Dowless did not speak. His attorney said that Dowless was appearing before the board because he had been subpoenaed to attend, but their position is that if he testifies, he should receive immunity.
His attorney advised Dowless not to take the stand unless he was compelled to do so.
McCready attorney Marc Elias said they should have the right to put Dowless on the stand and question him. Dowless would then be allowed to plead the Fifth Amendment to avoid self-incrimination if he so chose.
The board went into closed session to discuss the issue with their lawyers. The hearing must end at 5:45 p.m., board chair Bob Cordle said, limiting what they can do.
Voter says Democratic-aligned PAC collected her ballot
Precious Hall, a Bladen County resident, testified that she handed over a completed ballot to Lola Wooten and Sandra Goins, affiliated with the Democratic-aligned Bladen County Improvement Association.
“Ballot harvesting,” as collecting absentee ballots is known, is illegal in North Carolina.

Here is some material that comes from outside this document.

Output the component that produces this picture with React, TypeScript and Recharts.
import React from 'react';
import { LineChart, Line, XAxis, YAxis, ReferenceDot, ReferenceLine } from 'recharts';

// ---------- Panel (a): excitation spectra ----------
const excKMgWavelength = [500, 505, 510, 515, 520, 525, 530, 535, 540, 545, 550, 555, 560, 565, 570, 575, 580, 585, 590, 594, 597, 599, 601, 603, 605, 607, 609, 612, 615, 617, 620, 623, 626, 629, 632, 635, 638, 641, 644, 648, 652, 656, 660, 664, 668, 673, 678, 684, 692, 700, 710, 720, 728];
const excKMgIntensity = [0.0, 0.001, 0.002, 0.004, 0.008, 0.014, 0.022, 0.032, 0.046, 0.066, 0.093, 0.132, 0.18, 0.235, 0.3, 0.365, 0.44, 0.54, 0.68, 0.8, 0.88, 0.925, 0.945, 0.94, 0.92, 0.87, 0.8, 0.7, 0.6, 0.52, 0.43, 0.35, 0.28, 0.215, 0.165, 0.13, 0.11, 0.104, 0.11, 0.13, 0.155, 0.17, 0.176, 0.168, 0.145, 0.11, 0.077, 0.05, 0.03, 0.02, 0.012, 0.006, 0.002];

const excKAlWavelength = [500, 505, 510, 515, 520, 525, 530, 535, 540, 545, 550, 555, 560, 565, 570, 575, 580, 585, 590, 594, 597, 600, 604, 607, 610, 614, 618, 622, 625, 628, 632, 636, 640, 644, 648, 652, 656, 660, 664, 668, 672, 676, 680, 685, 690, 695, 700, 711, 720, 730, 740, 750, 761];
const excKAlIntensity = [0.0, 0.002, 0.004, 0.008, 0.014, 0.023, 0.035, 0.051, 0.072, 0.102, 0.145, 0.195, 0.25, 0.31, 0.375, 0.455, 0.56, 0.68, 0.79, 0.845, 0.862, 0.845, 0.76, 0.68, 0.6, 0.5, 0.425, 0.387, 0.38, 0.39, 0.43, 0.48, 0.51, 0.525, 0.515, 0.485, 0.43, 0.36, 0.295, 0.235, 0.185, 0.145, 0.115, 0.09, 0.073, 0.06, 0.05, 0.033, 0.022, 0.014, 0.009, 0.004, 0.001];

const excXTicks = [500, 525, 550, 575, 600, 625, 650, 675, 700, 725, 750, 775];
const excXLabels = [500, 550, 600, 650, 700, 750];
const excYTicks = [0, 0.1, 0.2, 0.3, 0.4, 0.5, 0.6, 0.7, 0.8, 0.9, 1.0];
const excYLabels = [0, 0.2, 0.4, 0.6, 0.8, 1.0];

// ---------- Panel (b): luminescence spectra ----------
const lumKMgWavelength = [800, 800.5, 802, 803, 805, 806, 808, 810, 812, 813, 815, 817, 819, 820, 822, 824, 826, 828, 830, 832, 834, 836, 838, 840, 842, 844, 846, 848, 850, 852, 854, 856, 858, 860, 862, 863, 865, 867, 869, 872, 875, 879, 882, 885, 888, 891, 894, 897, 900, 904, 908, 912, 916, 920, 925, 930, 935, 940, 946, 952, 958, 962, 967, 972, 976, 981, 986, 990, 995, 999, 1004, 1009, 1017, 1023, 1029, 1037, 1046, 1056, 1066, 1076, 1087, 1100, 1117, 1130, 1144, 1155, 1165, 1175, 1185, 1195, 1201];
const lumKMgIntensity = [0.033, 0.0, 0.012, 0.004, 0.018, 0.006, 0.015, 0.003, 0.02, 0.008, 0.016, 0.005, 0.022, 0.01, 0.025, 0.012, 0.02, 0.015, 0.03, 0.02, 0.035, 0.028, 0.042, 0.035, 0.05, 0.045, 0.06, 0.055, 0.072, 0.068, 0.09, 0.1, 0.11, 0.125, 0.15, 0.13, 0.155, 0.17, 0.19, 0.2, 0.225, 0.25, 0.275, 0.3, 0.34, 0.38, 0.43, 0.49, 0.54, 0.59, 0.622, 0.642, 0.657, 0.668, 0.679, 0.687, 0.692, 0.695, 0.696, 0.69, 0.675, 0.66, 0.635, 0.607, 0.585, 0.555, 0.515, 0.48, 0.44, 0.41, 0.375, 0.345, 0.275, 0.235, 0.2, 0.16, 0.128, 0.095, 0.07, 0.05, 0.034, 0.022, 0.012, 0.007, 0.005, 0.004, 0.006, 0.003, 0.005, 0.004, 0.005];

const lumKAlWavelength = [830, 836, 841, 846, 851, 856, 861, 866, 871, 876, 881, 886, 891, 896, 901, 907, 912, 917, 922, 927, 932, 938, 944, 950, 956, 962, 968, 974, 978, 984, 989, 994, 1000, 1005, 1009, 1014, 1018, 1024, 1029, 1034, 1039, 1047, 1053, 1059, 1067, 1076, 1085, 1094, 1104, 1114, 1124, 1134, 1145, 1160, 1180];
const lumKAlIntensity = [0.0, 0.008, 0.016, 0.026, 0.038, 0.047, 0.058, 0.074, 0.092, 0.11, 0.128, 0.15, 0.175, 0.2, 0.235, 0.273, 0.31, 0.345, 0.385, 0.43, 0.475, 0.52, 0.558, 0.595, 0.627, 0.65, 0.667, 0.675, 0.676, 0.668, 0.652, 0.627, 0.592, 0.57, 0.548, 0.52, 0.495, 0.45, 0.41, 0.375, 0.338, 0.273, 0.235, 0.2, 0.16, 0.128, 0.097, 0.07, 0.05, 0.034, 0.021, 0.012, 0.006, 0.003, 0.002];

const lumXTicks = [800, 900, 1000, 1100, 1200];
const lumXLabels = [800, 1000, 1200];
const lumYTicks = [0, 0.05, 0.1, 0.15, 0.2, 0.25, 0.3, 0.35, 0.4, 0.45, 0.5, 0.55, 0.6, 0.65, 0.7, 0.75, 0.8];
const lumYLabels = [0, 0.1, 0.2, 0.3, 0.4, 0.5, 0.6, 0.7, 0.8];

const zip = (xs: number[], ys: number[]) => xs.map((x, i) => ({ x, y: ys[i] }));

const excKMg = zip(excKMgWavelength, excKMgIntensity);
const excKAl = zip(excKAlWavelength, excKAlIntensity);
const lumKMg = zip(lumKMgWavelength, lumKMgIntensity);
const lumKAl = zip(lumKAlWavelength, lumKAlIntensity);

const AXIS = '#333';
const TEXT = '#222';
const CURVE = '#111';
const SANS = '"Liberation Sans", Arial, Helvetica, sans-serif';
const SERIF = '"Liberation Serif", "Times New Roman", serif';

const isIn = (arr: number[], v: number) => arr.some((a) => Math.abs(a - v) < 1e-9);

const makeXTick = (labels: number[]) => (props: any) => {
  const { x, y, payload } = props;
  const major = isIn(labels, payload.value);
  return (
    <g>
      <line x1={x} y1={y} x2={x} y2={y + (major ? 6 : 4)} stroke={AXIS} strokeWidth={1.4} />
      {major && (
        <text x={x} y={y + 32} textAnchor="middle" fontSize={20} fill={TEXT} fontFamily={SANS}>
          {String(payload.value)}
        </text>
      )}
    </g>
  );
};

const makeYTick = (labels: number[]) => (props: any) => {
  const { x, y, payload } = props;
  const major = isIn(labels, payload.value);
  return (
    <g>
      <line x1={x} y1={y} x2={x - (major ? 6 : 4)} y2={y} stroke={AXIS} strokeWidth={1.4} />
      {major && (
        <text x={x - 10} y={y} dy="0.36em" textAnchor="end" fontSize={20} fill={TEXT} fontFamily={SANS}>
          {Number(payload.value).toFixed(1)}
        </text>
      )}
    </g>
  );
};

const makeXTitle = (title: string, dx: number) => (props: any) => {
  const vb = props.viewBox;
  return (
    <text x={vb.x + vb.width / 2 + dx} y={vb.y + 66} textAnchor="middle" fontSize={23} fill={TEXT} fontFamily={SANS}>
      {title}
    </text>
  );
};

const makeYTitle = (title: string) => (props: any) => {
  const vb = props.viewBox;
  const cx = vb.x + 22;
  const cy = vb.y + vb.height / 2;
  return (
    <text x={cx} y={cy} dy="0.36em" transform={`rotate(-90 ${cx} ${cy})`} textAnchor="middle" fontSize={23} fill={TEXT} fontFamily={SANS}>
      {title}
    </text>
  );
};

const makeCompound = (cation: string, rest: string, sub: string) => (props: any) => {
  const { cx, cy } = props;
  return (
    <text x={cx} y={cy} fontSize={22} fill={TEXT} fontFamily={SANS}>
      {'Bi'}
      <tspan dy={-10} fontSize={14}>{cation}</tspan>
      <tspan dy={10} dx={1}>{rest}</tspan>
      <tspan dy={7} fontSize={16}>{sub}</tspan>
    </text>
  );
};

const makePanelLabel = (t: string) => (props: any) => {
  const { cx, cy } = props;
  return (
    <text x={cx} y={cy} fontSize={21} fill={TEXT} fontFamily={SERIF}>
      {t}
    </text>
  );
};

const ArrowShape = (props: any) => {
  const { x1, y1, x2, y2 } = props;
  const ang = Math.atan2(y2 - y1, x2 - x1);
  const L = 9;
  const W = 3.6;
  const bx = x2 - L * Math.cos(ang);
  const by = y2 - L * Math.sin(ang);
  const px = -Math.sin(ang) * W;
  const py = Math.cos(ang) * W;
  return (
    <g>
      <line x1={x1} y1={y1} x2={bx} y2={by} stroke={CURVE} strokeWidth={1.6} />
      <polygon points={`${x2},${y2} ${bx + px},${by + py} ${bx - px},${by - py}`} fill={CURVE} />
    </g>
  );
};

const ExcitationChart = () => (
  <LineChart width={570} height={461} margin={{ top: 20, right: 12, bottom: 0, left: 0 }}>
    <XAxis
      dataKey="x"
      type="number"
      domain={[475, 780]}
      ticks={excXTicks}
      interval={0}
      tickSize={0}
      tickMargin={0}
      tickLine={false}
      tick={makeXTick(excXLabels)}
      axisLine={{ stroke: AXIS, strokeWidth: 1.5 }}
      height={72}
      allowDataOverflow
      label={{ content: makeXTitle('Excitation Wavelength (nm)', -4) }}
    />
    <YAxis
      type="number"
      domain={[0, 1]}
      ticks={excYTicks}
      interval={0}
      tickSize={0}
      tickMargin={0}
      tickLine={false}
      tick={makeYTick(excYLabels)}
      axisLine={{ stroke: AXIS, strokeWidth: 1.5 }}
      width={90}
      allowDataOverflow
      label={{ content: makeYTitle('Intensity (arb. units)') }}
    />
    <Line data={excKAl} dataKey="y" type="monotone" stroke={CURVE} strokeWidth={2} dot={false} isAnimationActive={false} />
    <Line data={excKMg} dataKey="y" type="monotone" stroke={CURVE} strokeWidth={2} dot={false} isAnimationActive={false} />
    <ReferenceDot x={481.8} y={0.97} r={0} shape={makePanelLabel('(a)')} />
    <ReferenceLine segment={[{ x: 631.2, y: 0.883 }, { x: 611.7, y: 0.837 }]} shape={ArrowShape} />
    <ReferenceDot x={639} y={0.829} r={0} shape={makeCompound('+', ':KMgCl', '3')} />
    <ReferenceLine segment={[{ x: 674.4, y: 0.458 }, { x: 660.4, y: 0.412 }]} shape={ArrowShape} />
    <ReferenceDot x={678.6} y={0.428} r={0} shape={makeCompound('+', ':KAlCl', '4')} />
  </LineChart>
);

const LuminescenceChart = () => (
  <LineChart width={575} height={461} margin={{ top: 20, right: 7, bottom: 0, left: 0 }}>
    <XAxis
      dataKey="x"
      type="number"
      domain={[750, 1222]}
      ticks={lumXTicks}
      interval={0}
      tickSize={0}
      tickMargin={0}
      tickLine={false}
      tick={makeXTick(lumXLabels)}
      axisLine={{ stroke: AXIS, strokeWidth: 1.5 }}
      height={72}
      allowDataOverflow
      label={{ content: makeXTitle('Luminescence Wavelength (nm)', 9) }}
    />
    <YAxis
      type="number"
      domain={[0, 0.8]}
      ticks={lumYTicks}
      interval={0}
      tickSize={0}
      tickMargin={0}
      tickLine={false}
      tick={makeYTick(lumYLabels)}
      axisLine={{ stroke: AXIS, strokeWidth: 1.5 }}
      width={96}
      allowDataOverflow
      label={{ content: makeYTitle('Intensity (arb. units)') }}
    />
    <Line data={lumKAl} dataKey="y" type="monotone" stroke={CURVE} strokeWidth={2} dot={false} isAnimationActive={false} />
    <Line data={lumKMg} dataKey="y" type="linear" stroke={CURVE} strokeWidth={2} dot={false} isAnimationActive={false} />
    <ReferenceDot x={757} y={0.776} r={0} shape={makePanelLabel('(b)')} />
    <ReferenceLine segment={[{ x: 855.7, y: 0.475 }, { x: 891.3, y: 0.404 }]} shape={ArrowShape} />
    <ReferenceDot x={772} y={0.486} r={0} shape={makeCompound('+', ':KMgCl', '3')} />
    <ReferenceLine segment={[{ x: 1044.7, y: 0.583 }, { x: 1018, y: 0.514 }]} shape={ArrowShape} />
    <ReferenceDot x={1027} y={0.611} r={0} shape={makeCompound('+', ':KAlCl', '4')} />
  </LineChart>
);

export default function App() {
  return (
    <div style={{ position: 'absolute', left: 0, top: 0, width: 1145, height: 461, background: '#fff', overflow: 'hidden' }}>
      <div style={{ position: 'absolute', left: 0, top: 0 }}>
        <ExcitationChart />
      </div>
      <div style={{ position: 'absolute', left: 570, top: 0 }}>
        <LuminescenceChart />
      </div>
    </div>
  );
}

Hall said that she filled out her ballot on her own, was witnessed by Goins (who she knows as “Squeaky”) and Wooten, and then sealed the ballot and gave it to the women.
McCready’s attorney stressed that she voted her own choices and her vote was received and recorded by the stat
“You voted freely for the candidates of your choice?” McCready attorney Marc Elias asked Hall.
“Yes,” she said.
But Mark Harris’ attorney, David Freedman, said Hall’s testimony was evidence that illegal ballot-harvesting wasn’t limited to one side.
“Ms. Wooten took your ballot?” he asked.
“Yes,” Hall answered.
Voter turned over blank ballot, she says
McCrae Dowless’ ex-wife testifies
Hearing to end at 6 p.m.
Did Britt destroy ballots?
Mark Harris attorney David Freedman pressed witness Lisa Britt about whether she ever destroyed any ballots, saw any ballots destroyed or filled in any improper votes for Harris.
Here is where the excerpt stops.